Minimal Magnetogenesis: The Role of Inflationary Perturbations and ALPs, and Its Gravitational Wave Signatures

Abstract: Any attempt to understand the ubiquitous nature of the magnetic field in the present universe seems to lead us towards its primordial origin. For large-scale magnetic fields, however, their strength and length scale may not necessarily originate from a singular primordial mechanism, namely inflationary magnetogenesis, which has been a popular consideration in the literature. In this paper, we propose a minimal scenario wherein a large-scale magnetic field is generated from the inflationary perturbation without any non-conformal coupling. Due to their origin in the inflationary scalar spectrum, these primordial fields are inherently weak, with their strength suppressed by the small amplitude of scalar fluctuations. We then consider the coupling between this large-scale weak primordial magnetic field and a light axion of mass $<10^{-28}$ eV, which is assumed to be frozen in a misaligned state until the photon decoupling.

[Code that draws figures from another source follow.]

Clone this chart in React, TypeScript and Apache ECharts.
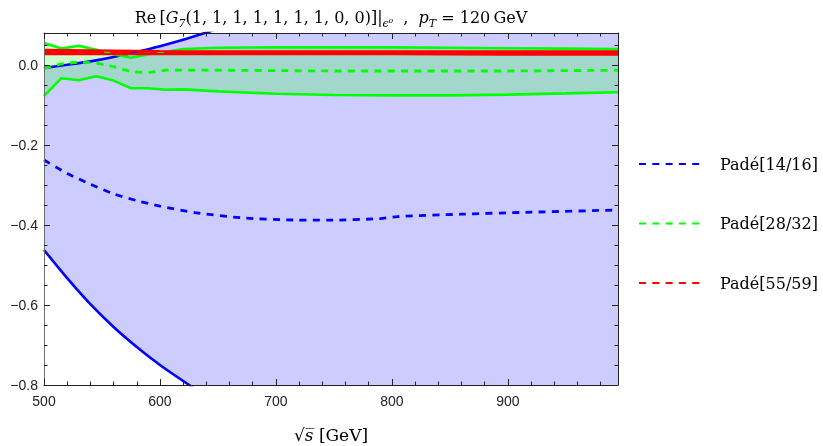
import React, { useEffect, useRef } from 'react';
import * as echarts from 'echarts';

// ---- data ----
const blueX = [500, 520, 540, 560, 580, 600, 620, 640, 660, 700, 800, 900, 995];
const blueLower = [-0.4625, -0.533, -0.598, -0.655, -0.705, -0.75, -0.79, -0.828, -0.865, -0.935, -1.1, -1.25, -1.38];
const blueUpper = [-0.0075, 0.0005, 0.009, 0.02, 0.033, 0.047, 0.063, 0.081, 0.1, 0.145, 0.27, 0.41, 0.56];

const blueMidX = [500, 520, 540, 560, 580, 600, 630, 670, 715, 745, 790, 805, 860, 920, 995];
const blueMid = [-0.2375, -0.271, -0.298, -0.322, -0.339, -0.353, -0.369, -0.382, -0.3875, -0.388, -0.384, -0.379, -0.373, -0.368, -0.3625];

const greenX = [500, 515, 530, 545, 560, 575, 590, 605, 620, 650, 700, 750, 800, 850, 900, 950, 995];
const greenUpper = [0.055, 0.041, 0.048, 0.038, 0.027, 0.018, 0.027, 0.033, 0.04, 0.043, 0.044, 0.044, 0.044, 0.043, 0.042, 0.041, 0.04];
const greenLower = [-0.078, -0.033, -0.038, -0.028, -0.039, -0.058, -0.058, -0.062, -0.061, -0.066, -0.072, -0.075, -0.076, -0.076, -0.074, -0.071, -0.068];
const greenMid = [-0.009, 0.003, 0.007, 0.005, -0.004, -0.017, -0.019, -0.013, -0.013, -0.013, -0.014, -0.015, -0.015, -0.015, -0.015, -0.014, -0.013];

const redX = [500, 600, 700, 800, 900, 995];
const redUpper = [0.038, 0.035, 0.034, 0.034, 0.034, 0.034];
const redLower = [0.027, 0.027, 0.027, 0.027, 0.026, 0.026];
const redMid = [0.0325, 0.031, 0.0305, 0.0305, 0.030, 0.030];

const legendNames = ['Padé[14/16]', 'Padé[28/32]', 'Padé[55/59]'];

const X_MIN = 500;
const X_MAX = 995;
const Y_MIN = -0.8;
const Y_MAX = 0.08;

const zip = (xs: number[], ys: number[]) => xs.map((x, i) => [x, ys[i]]);

const DASH = [7, 6.3];

// band between two curves, drawn as a polygon through the chart's own scales
function band(name: string, xs: number[], lower: number[], upper: number[], color: string) {
  return {
    type: 'custom',
    name,
    coordinateSystem: 'cartesian2d',
    silent: true,
    clip: true,
    data: xs.map((x, i) => [x, lower[i], upper[i]]),
    encode: { x: 0, y: [1, 2] },
    renderItem: (params: any, api: any) => {
      if (params.dataIndexInside !== 0) return null;
      const n = params.dataInsideLength;
      const top: number[][] = [];
      const bottom: number[][] = [];
      for (let k = 0; k < n; k++) {
        const x = api.value(0, k);
        top.push(api.coord([x, api.value(2, k)]));
        bottom.push(api.coord([x, api.value(1, k)]));
      }
      const cs = params.coordSys;
      return {
        type: 'polygon',
        shape: { points: top.concat(bottom.reverse()) },
        style: { fill: color, stroke: 'none' },
        clipPath: { type: 'rect', shape: { x: cs.x, y: cs.y, width: cs.width, height: cs.height } },
      };
    },
  };
}
function curve(name: string, xs: number[], ys: number[], color: string, width: number, dashed: boolean, smooth: number | boolean) {
  return {
    type: 'line', name, data: zip(xs, ys), symbol: 'none', smooth, silent: true,
    itemStyle: { color },
    lineStyle: { color, width, type: dashed ? DASH : 'solid', cap: 'butt' },
  };
}

const FRAME = '#222';

function xAxisDef(position: 'top' | 'bottom', interval: number, major: boolean, labels: boolean) {
  return {
    type: 'value', position, min: X_MIN, max: X_MAX, interval, z: 10,
    splitLine: { show: false },
    axisLine: { show: major, onZero: false, lineStyle: { color: FRAME, width: 1 } },
    axisTick: { show: true, inside: true, length: major ? 6 : 3.5, lineStyle: { color: FRAME, width: 1 } },
    axisLabel: {
      show: labels, margin: 9, fontSize: 14, fontFamily: 'Liberation Sans', color: '#222',
      showMaxLabel: false,
    },
  };
}
function yAxisDef(position: 'left' | 'right', interval: number, major: boolean, labels: boolean) {
  return {
    type: 'value', position, min: Y_MIN, max: Y_MAX, interval, z: 10,
    splitLine: { show: false },
    axisLine: { show: major, onZero: false, lineStyle: { color: position === 'left' ? '#6e6e6e' : FRAME, width: 1 } },
    axisTick: { show: true, inside: true, length: major ? 6 : 3.5, lineStyle: { color: FRAME, width: 1 } },
    axisLabel: {
      show: labels, margin: 6, fontSize: 14, fontFamily: 'Liberation Sans', color: '#222',
      showMaxLabel: false,
      formatter: (v: number) => v.toFixed(1).replace('-', '\u2212'),
    },
  };
}

export default function App() {
  const ref = useRef<HTMLDivElement>(null);
  useEffect(() => {
    if (!ref.current) return;
    const chart = echarts.init(ref.current, undefined, { renderer: 'svg' });
    const serif = 'DejaVu Serif';
    const option: any = {
      animation: false,
      grid: { left: 44, right: 205, top: 33, bottom: 61, containLabel: false },
      xAxis: [
        xAxisDef('bottom', 100, true, true),
        xAxisDef('bottom', 20, false, false),
        xAxisDef('top', 100, true, false),
        xAxisDef('top', 20, false, false),
      ],
      yAxis: [
        yAxisDef('left', 0.2, true, true),
        yAxisDef('left', 0.05, false, false),
        yAxisDef('right', 0.2, true, false),
        yAxisDef('right', 0.05, false, false),
      ],
      legend: {
        data: legendNames,
        orient: 'vertical',
        left: 638,
        top: 154,
        padding: 0,
        itemGap: 39.5,
        itemWidth: 62,
        itemHeight: 3,
        selectedMode: false,
        textStyle: { fontFamily: serif, fontSize: 16, color: '#000', lineHeight: 20, padding: [0, 0, 0, 14] },
      },
      graphic: [
        {
          type: 'text', x: 331, y: 17,
          style: {
            text: '{n|Re\u2009[}{i|G}{sub|7}{n|(1, 1, 1, 1, 1, 1, 1, 0, 0)]|}{sub|\u03f5\u2070}{n|  ,  }{i|p}{sub|T}{n| = 120\u2009GeV}',
            align: 'center', verticalAlign: 'middle',
            rich: {
              n: { fontFamily: serif, fontSize: 16, color: '#000', lineHeight: 24, verticalAlign: 'middle' },
              i: { fontFamily: serif, fontSize: 16, fontStyle: 'italic', color: '#000', lineHeight: 24, verticalAlign: 'middle' },
              sub: { fontFamily: serif, fontSize: 11, fontStyle: 'italic', color: '#000', lineHeight: 24, verticalAlign: 'bottom' },
            },
          },
        },
        {
          type: 'text', x: 331, y: 435,
          style: {
            text: '{n|\u221a}{i|s\u0305}{n| [GeV]}',
            align: 'center', verticalAlign: 'middle',
            rich: {
              n: { fontFamily: serif, fontSize: 17, color: '#000' },
              i: { fontFamily: serif, fontSize: 17, fontStyle: 'italic', color: '#000' },
            },
          },
        },
      ],
      series: [
        band('blueBand', blueX, blueLower, blueUpper, 'rgba(0,0,255,0.2)'),
        band('greenBand', greenX, greenLower, greenUpper, 'rgba(0,255,0,0.2)'),
        curve('blueLower', blueX, blueLower, '#0000ff', 2.6, false, 0.25),
        curve('blueUpper', blueX, blueUpper, '#0000ff', 2.6, false, 0.25),
        curve(legendNames[0], blueMidX, blueMid, '#0000ff', 2.8, true, 0.25),
        curve('greenLower', greenX, greenLower, '#00ff00', 2.6, false, false),
        curve('greenUpper', greenX, greenUpper, '#00ff00', 2.6, false, false),
        curve(legendNames[1], greenX, greenMid, '#00ff00', 2.8, true, false),
        band('redBand', redX, redLower, redUpper, 'rgba(255,0,0,0.95)'),
        curve('redLower', redX, redLower, '#ff0000', 2.2, false, false),
        curve('redUpper', redX, redUpper, '#ff0000', 2.2, false, false),
        curve(legendNames[2], redX, redMid, '#ff0000', 2.8, true, false),
      ],
    };
    chart.setOption(option);
    return () => chart.dispose();
  }, []);
  return <div ref={ref} style={{ position: 'fixed', left: 0, top: 0, width: 823, height: 446 }} />;
}
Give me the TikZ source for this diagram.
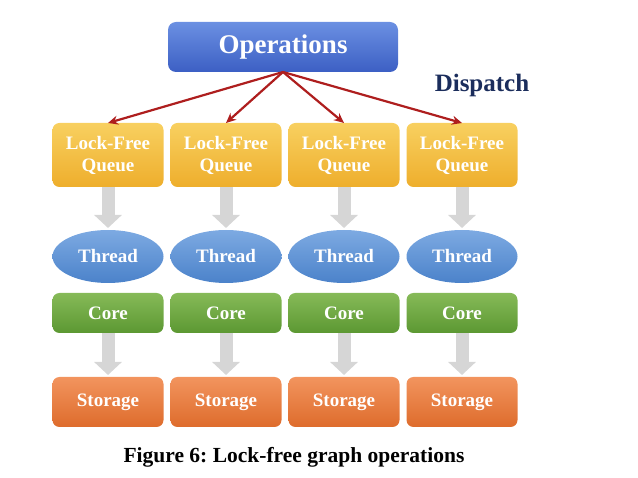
\documentclass[tikz,border=0pt]{standalone}
\usepackage{fontspec}
\setmainfont{Liberation Serif}
\usepackage{tikz}
\usetikzlibrary{arrows,arrows.meta,calc,positioning,shapes}
\frenchspacing
\newdimen\hdim
\newdimen\wdim
\newdimen\odim
\hdim=64pt
\wdim=111pt
\odim=7pt
\definecolor{opstop}{HTML}{6B90E2}
\definecolor{opsbot}{HTML}{3C5FC4}
\definecolor{queuetop}{HTML}{F8D060}
\definecolor{queuebot}{HTML}{EEAE2C}
\definecolor{threadtop}{HTML}{7DAAE2}
\definecolor{threadbot}{HTML}{4B82CA}
\definecolor{coretop}{HTML}{86BA58}
\definecolor{corebot}{HTML}{5C9832}
\definecolor{storetop}{HTML}{F2945E}
\definecolor{storebot}{HTML}{DE6C2C}
\definecolor{arrowred}{HTML}{AE1E1E}
\definecolor{flowgray}{HTML}{D6D6D6}
\definecolor{navy}{HTML}{1B2D5C}
\tikzstyle{element}=[
  font={\fontsize{19}{22}\selectfont\bfseries},
  text=white,
  inner sep=0pt,
  minimum width=\wdim,
  outer sep=0pt,
  rectangle,
  rounded corners=7pt,
  text centered,
]
\tikzstyle{ops}=[
  element,
  font={\fontsize{27}{30}\selectfont\bfseries},
  minimum width=230pt,
  minimum height=50pt,
  rounded corners=8pt,
  top color=opstop,
  bottom color=opsbot,
]
\tikzstyle{queue}=[
  element,
  align=center,
  minimum height=\hdim,
  top color=queuetop,
  bottom color=queuebot,
]
\tikzstyle{thread}=[
  element,
  ellipse,
  minimum height=53pt,
  top color=threadtop,
  bottom color=threadbot,
]
\tikzstyle{core}=[
  element,
  minimum height=40pt,
  top color=coretop,
  bottom color=corebot,
]
\tikzstyle{storage}=[
  element,
  minimum height=50pt,
  top color=storetop,
  bottom color=storebot,
]
\tikzstyle{arrow}=[
  color=arrowred,
  draw=arrowred,
  line width=2.2pt,
  -{Stealth[length=10pt,width=9pt]},
]
\tikzstyle{flow}=[
  color=flowgray,
  line width=13pt,
  -{Triangle[length=13pt,width=27pt]},
  shorten >=2pt,
]
\tikzstyle{arrowlabel}=[
  text=navy,
  font={\fontsize{25}{28}\selectfont\bfseries},
]
\tikzset{
  node distance=\wdim+\odim,
  >=stealth,
}
\begin{document}
\begin{tikzpicture}
  \useasboundingbox (0,0) rectangle (638pt,-478pt);
  \node (operations) [ops] at (283pt,-47pt) {Operations};
  \node (dispatch) [arrowlabel] at (482pt,-85pt) {Dispatch};
  %%
  \node (queue1) [queue] at (108pt,-155pt) {Lock-Free\\Queue};
  \node (queue2) [queue, right of=queue1] {Lock-Free\\Queue};
  \node (queue3) [queue, right of=queue2] {Lock-Free\\Queue};
  \node (queue4) [queue, right of=queue3] {Lock-Free\\Queue};
  %%
  \node (thread1) [thread, below=43pt of queue1] {Thread};
  \node (thread2) [thread] at (queue2|-thread1) {Thread};
  \node (thread3) [thread] at (queue3|-thread1) {Thread};
  \node (thread4) [thread] at (queue4|-thread1) {Thread};
  %%
  \node (core1) [core, below=10pt of thread1] {Core};
  \node (core2) [core] at (queue2|-core1) {Core};
  \node (core3) [core] at (queue3|-core1) {Core};
  \node (core4) [core] at (queue4|-core1) {Core};
  %%
  \node (storage1) [storage, below=44pt of core1] {Storage};
  \node (storage2) [storage] at (queue2|-storage1) {Storage};
  \node (storage3) [storage] at (queue3|-storage1) {Storage};
  \node (storage4) [storage] at (queue4|-storage1) {Storage};
  %%
  \node (caption) [font={\fontsize{21.5}{24}\selectfont\bfseries}]
    at (294pt,-457pt) {Figure 6: Lock-free graph operations};
  %%
  \draw [arrow] (operations.south) -- (queue1.north);
  \draw [arrow] (operations.south) -- (queue2.north);
  \draw [arrow] (operations.south) -- (queue3.north);
  \draw [arrow] (operations.south) -- (queue4.north);
  \draw [flow] (queue1) -- (thread1);
  \draw [flow] (queue2) -- (thread2);
  \draw [flow] (queue3) -- (thread3);
  \draw [flow] (queue4) -- (thread4);
  \draw [flow] (core1) -- (storage1);
  \draw [flow] (core2) -- (storage2);
  \draw [flow] (core3) -- (storage3);
  \draw [flow] (core4) -- (storage4);
\end{tikzpicture}
\end{document}
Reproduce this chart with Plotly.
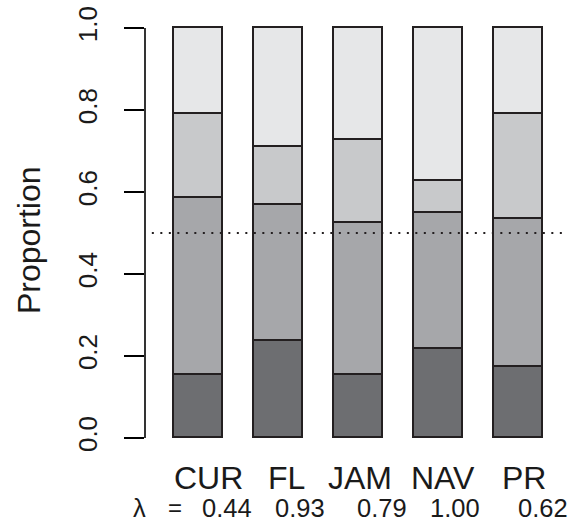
import plotly.graph_objects as go

# Site categories and the proportion of each class within a site (bottom to top)
sites = ["CUR", "FL", "JAM", "NAV", "PR"]
class1 = [0.154, 0.237, 0.154, 0.216, 0.173]
class2 = [0.431, 0.332, 0.371, 0.332, 0.360]
class3 = [0.205, 0.140, 0.202, 0.080, 0.257]
class4 = [0.210, 0.291, 0.273, 0.372, 0.210]
lambdas = ["0.44", "0.93", "0.79", "1.00", "0.62"]
y_ticks = [0.0, 0.2, 0.4, 0.6, 0.8, 1.0]

FONT = "Liberation Sans, Arial, Helvetica, sans-serif"
OUTLINE = "#231f20"
TEXT = "#1a1a1a"
fills = ["#6d6e71", "#a6a7aa", "#c8c9cb", "#e6e7e8"]

# pixel nudges for the text rows under the bars
site_shift = [9.5, 7.5, 1.5, 4.5, 5.5]
lambda_shift = [28.5, 21.5, 23.5, 16.5, 24.5]

xpos = list(range(len(sites)))

fig = go.Figure()
for vals, col in zip([class1, class2, class3, class4], fills):
    fig.add_trace(go.Bar(
        x=xpos, y=vals, width=0.61,
        marker=dict(color=col, line=dict(color=OUTLINE, width=1.8)),
        showlegend=False, hoverinfo="skip",
    ))

# reference line at one half
fig.add_shape(type="line", xref="paper", yref="y", x0=0.016, x1=0.99, y0=0.5, y1=0.5,
              line=dict(color=OUTLINE, width=2, dash="2px,6.5px"), layer="above")
# left axis line spanning only 0..1
fig.add_shape(type="line", xref="paper", yref="y", x0=0, x1=0, y0=0, y1=1,
              line=dict(color="black", width=1.6))

annotations = []
for i, s in enumerate(sites):
    annotations.append(dict(x=i, y=-0.085, xref="x", yref="paper", text=s,
                            showarrow=False, xanchor="center", yanchor="middle",
                            xshift=site_shift[i],
                            font=dict(family=FONT, size=32, color=TEXT)))
for i, lam in enumerate(lambdas):
    annotations.append(dict(x=i, y=-0.157, xref="x", yref="paper", text=lam,
                            showarrow=False, xanchor="center", yanchor="middle",
                            xshift=lambda_shift[i],
                            font=dict(family=FONT, size=25.5, color=TEXT)))
annotations.append(dict(x=-0.014, y=-0.157, xref="paper", yref="paper", text="λ",
                        showarrow=False, xanchor="center", yanchor="middle",
                        font=dict(family=FONT, size=25.5, color=TEXT)))
annotations.append(dict(x=0.070, y=-0.157, xref="paper", yref="paper", text="=",
                        showarrow=False, xanchor="center", yanchor="middle",
                        font=dict(family=FONT, size=24, color=TEXT)))
annotations.append(dict(x=-0.2717, y=0.483, xref="paper", yref="paper", text="Proportion",
                        showarrow=False, xanchor="center", yanchor="middle", textangle=-90,
                        font=dict(family=FONT, size=32, color=TEXT)))

fig.update_layout(
    width=575, height=531,
    margin=dict(l=145, r=3, t=24, b=89),
    paper_bgcolor="white", plot_bgcolor="white",
    barmode="stack", bargap=0,
    annotations=annotations,
    xaxis=dict(range=[-0.669, 4.669], showgrid=False, zeroline=False,
               showline=False, showticklabels=False, ticks=""),
    yaxis=dict(range=[-0.01, 1.01], showgrid=False, zeroline=False, showline=False,
               tickvals=y_ticks, ticktext=[f"{v:.1f}" for v in y_ticks],
               ticks="outside", ticklen=20, tickwidth=1.6, tickcolor="black",
               tickangle=-90, ticklabelstandoff=17,
               tickfont=dict(family=FONT, size=26, color=TEXT)),
)

fig.write_html("out.html")
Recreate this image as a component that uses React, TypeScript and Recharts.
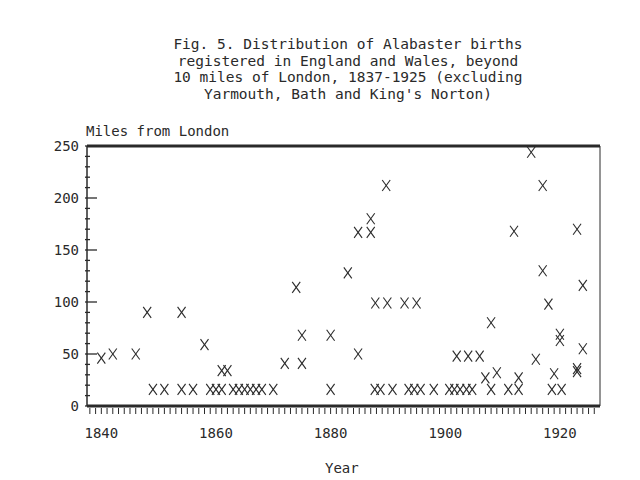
import { ScatterChart, Scatter, XAxis, YAxis, ReferenceLine } from "recharts";

// birth year and distance from London (miles)
const years = [
  1840, 1842, 1846, 1848, 1849, 1851, 1854, 1854, 1856, 1858,
  1859, 1860, 1861, 1861, 1862, 1863, 1864, 1865, 1866, 1867,
  1868, 1870, 1872, 1874, 1875, 1875, 1880, 1880, 1883, 1884.8,
  1884.8, 1887, 1887, 1887.8, 1889.9, 1892.9, 1895, 1889.7, 1887.7, 1888.7,
  1890.8, 1893.6, 1894.6, 1895.7, 1898, 1900.7, 1901.6, 1902.6, 1903.7, 1904.7,
  1902, 1904, 1906, 1908, 1907, 1909, 1908, 1911, 1912.8, 1912.8,
  1912, 1915, 1915.8, 1917, 1917, 1918, 1919, 1918.6, 1920.3, 1920,
  1920, 1923, 1923, 1923, 1924,
  1924,
];
const miles = [
  46, 50, 50, 90, 16, 16, 90, 16, 16, 59,
  16, 16, 16, 34, 34, 16, 16, 16, 16, 16,
  16, 16, 41, 114, 41, 68, 68, 16, 128, 50,
  167, 167, 180, 99, 99, 99, 99, 212, 16, 16,
  16, 16, 16, 16, 16, 16, 16, 16, 16, 16,
  48, 48, 48, 80, 27, 32, 16, 16, 16, 27,
  168, 244, 45, 212, 130, 98, 31, 16, 16, 69,
  63, 33, 36, 170, 55,
  116,
];

const yTicks = Array.from({ length: 26 }, (_, i) => i * 10);
const xTicks = Array.from({ length: 89 }, (_, i) => 1838 + i);
const xLabels = [1840, 1860, 1880, 1900, 1920];

const titleLines = [
  "Fig. 5. Distribution of Alabaster births",
  "registered in England and Wales, beyond",
  "10 miles of London, 1837-1925 (excluding",
  "Yarmouth, Bath and King's Norton)",
];

const ink = "#2a2a2a";
const font = "'DejaVu Sans Mono', monospace";

const data = years.map((y, i) => ({ year: y, miles: miles[i] }));

const Cross = (props: any) => {
  const { cx, cy } = props;
  return (
    <g stroke={ink} strokeWidth={1.1}>
      <line x1={cx - 4} y1={cy - 5.5} x2={cx + 4} y2={cy + 5.5} />
      <line x1={cx + 4} y1={cy - 5.5} x2={cx - 4} y2={cy + 5.5} />
    </g>
  );
};

const XTick = (props: any) => {
  const { x, y, payload } = props;
  const major = xLabels.includes(payload.value);
  return (
    <g>
      <line x1={x} y1={y} x2={x} y2={y + 6} stroke={ink} strokeWidth={1} />
      {major && (
        <text x={x} y={y + 30} textAnchor="middle" fill={ink} fontSize={14} fontFamily={font}>
          {payload.value}
        </text>
      )}
    </g>
  );
};

const YTick = (props: any) => {
  const { x, y, payload } = props;
  const major = payload.value % 50 === 0;
  return (
    <g>
      <line x1={x} y1={y} x2={x + (major ? 12 : 5)} y2={y} stroke={ink} strokeWidth={1.3} />
      {major && (
        <text x={x - 6} y={y + 5} textAnchor="end" fill={ink} fontSize={14} fontFamily={font}>
          {payload.value}
        </text>
      )}
    </g>
  );
};

export default function App() {
  return (
    <div style={{ position: "absolute", left: 0, top: 0, width: 640, height: 480, background: "#fff" }}>
      <div
        style={{
          position: "absolute",
          left: 0,
          width: 696,
          top: 36,
          textAlign: "center",
          fontFamily: font,
          fontSize: 14.5,
          lineHeight: "16.5px",
          color: ink,
          whiteSpace: "pre",
        }}
      >
        {titleLines.join("\n")}
      </div>
      <div style={{ position: "absolute", left: 86, top: 123, fontFamily: font, fontSize: 14, color: ink }}>
        Miles from London
      </div>
      <div style={{ position: "absolute", left: 325, top: 460, fontFamily: font, fontSize: 14, color: ink }}>
        Year
      </div>
      <ScatterChart width={640} height={480} margin={{ top: 146, right: 40, bottom: 34, left: 47 }}>
        <XAxis
          type="number"
          dataKey="year"
          domain={[1837.5, 1927]}
          ticks={xTicks}
          interval={0}
          tick={<XTick />}
          tickLine={false}
          tickSize={0}
          axisLine={{ stroke: ink, strokeWidth: 3 }}
          height={40}
        />
        <YAxis
          type="number"
          dataKey="miles"
          domain={[0, 250]}
          ticks={yTicks}
          interval={0}
          tick={<YTick />}
          tickLine={false}
          tickSize={0}
          axisLine={{ stroke: ink, strokeWidth: 1.5 }}
          width={40}
        />
        <ReferenceLine y={250} stroke={ink} strokeWidth={3} />
        <ReferenceLine x={1927} stroke={ink} strokeWidth={1} />
        <Scatter data={data} shape={<Cross />} isAnimationActive={false} />
      </ScatterChart>
    </div>
  );
}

After the decoupling, when the universe enters into a dark age, the light axion coherently oscillates. By appropriately tuning the axion-photon coupling parameter $\alpha$, we demonstrate that a large-scale magnetic field of sufficient strength can indeed be generated through tachyonic resonance. We further show that the produced magnetic field induces a unique spectrum with multiple peaks of secondary gravitational waves, which the upcoming CMB-S4 can probe through B-mode polarization. The strength can be sufficient enough to violate the PLANCK bound on tensor-to-scalar ratio $r \lesssim 0.036$. Such a violation leads to a constraint on $\alpha \lesssim 80$. With this limiting value of the coupling, we find that present-day magnetic field strength could be as high as $10^{-10}$ Gauss at $\Mpc$ scale, consistent with observation.